Once you have an expression for a reflection, you can build up a rotation. This is a key point: any rotation can be built from two reflections in a plane.

So let's do just that. Let's reflect over the y-axis, and then reflect over the line $y=-x$. This is done by the following:

$$\underline R(a) = mnanm$$

where $n = e_1$ as before, and now $m = (e_1 + e_2)/\sqrt{2}$.

Note that $(mn)(nm) = 1$ because all the vectors are unit and by associativity. We can identify $(nm) = (mn)^{-1}$ and compact this slightly. See that

$$mn = e_1 \frac{e_1 + e_2}{\sqrt{2}} = \frac{1 + i}{\sqrt{2}} = \exp(i \pi /4)$$

The result is that we represent our rotation by

$$\underline R(a) = \exp(i \pi /4) a \exp(-i \pi/4)$$

This double-sided form is more common when dealing with quaternions. In fact, you can derive the properties of quaternions in the same way using the corresponding algebra for 3d space.

To rotate vectors on the 2d plane, we naturally end up using these objects, which are linear combinations of $1$ and $i=e_1 e_2$. Their multiplication rules are already determined by the multiplication rules of the algebra. They are perhaps best called spinors.
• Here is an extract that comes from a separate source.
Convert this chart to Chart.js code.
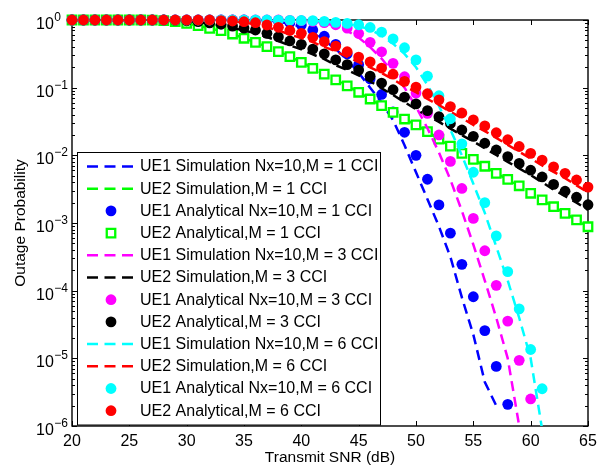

Now, is this the best way to introduce students to complex analysis? Probably not. Geometric algebra, though by no means new, is not traditional in any sense of the word. Still, perhaps it is possible to gloss over all the fine details. I think the big punchline to take away from all this is that complex numbers are intimately connected to rotations on the plane. Motivating the multiplication law, however, may just require some more fundamental supposition. Either you presuppose the existence of something that squares to $-1$, or you build up a multiplication system the way GA does and let the results all follow.